Existen tres tipos de FP: grado básico (para menores de 19 años), grado medio (requiere ESO homologada) y grado superior (bachillerato homologado). Pero, nuevamente, sin estudios válidos o sin la homologación adecuada, muchos quedan fuera. Aun así, Pilar insiste en que lo intenten. “Lo importante es que no se queden parados. Que hagan algo en los dos años que tienen que cumplir aquí”.
Ese camino no es fácil ni gratuito. Pilar deja claro que en 14 Kilómetros la ayuda no es automática ni eterna. “Aquí el compromiso es mutuo”, afirma. Si una persona se esfuerza, estudia, respeta las normas y aprovecha la oportunidad, la asociación le da todo lo que sus capacidades le permitan en el momento: comida, techo, medicación, orientación. Pero si se desvía, si no cumple, si no responde con trabajo o respeto, el apoyo se retira. No como castigo, sino como norma de funcionamiento.
La asociación funciona exclusivamente con voluntarios y se financia gracias a más de 200 socios y donaciones de entidades como la Fundación la Caixa, Mapfre, AMA o el Banco de Alimentos. “Con eso pagamos pisos, comida, medicamentos…”, detalla Pilar.
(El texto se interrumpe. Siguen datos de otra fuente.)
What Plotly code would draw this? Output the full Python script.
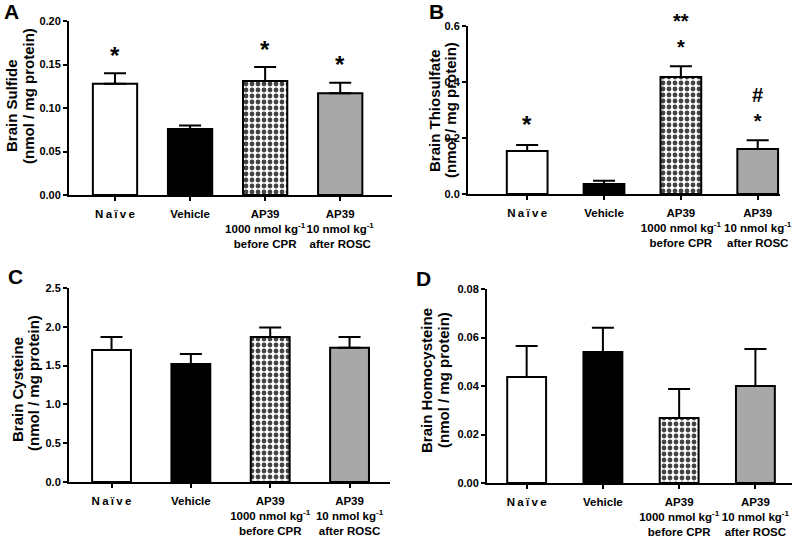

España es tierra de migrantes
Mari Luz, abogada de Cruz Roja con más de 25 años de experiencia, habla con serenidad, pero con la autoridad de quien ha visto mucho. “He trabajado con personas de todas las nacionalidades. Son gente tranquila, que ha sufrido mucho para llegar y solo quiere una oportunidad”. En los centros de acogida donde trabajó, con más de 80 personas conviviendo, apenas había conflictos. “Y cuando estábamos en barrios con alta población migrante, nunca hubo problemas con la policía ni entre comunidades”, recuerda.
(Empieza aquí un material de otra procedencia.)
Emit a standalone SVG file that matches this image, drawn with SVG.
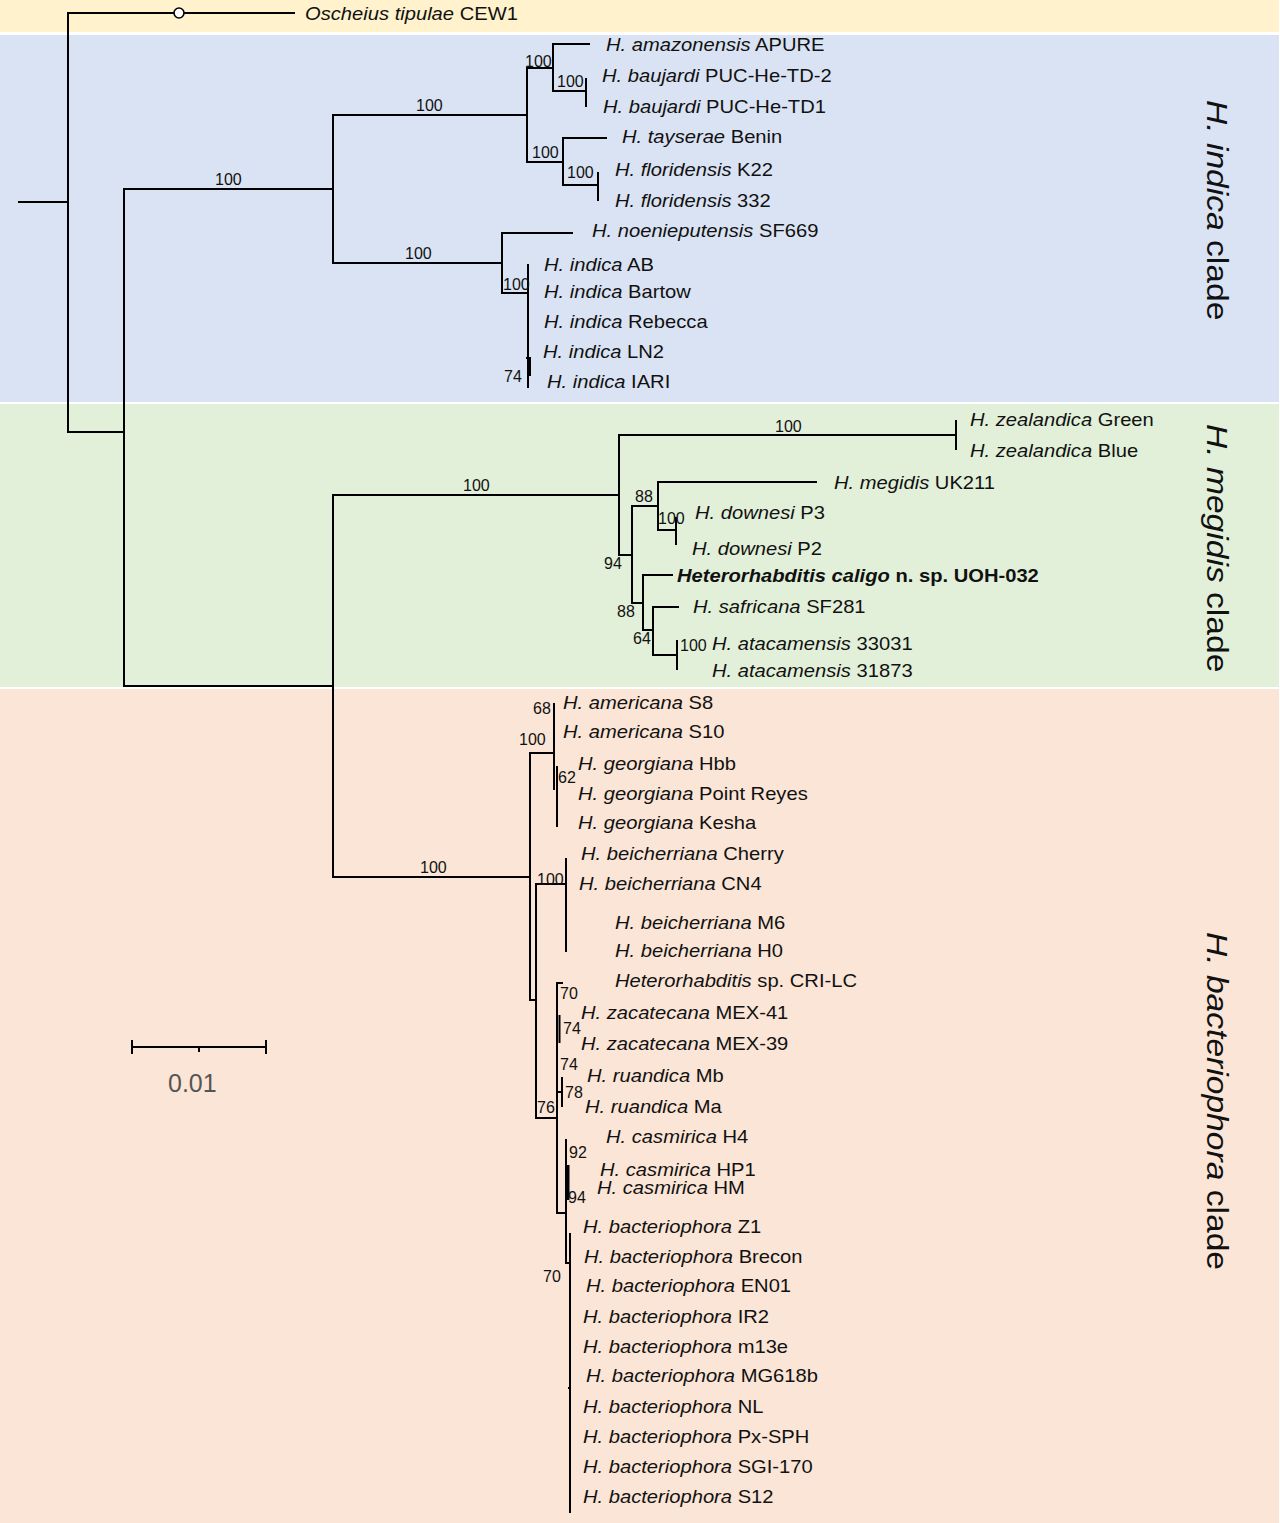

Según Mari Luz, el trato que reciben los inmigrantes por parte de las autoridades varía mucho según su origen: “a los ucranianos se les ha tratado mejor que a los afganos; a los subsaharianos con algo más de paciencia; pero a los marroquíes y argelinos, con mucho recelo”. Cree que los medios y ciertos partidos alimentan prejuicios que no se sostienen con la realidad: “Se difunden bulos y discursos de odio que influyen mucho en la opinión pública”.
Ella lo tiene claro: “España ha sido siempre un país de emigrantes. Tras la Guerra Civil, miles se fueron a Venezuela, México o Argentina. Allá fueron bien recibidos e integrados. ¿Por qué aquí no podemos hacer lo mismo?”. A esto se suma otra contradicción: se critica la inmigración irregular, pero en muchos sectores son precisamente esas personas las que sostienen la economía. “Yo he visto auténticos casos de explotación laboral, y nadie habla de eso”, concluye.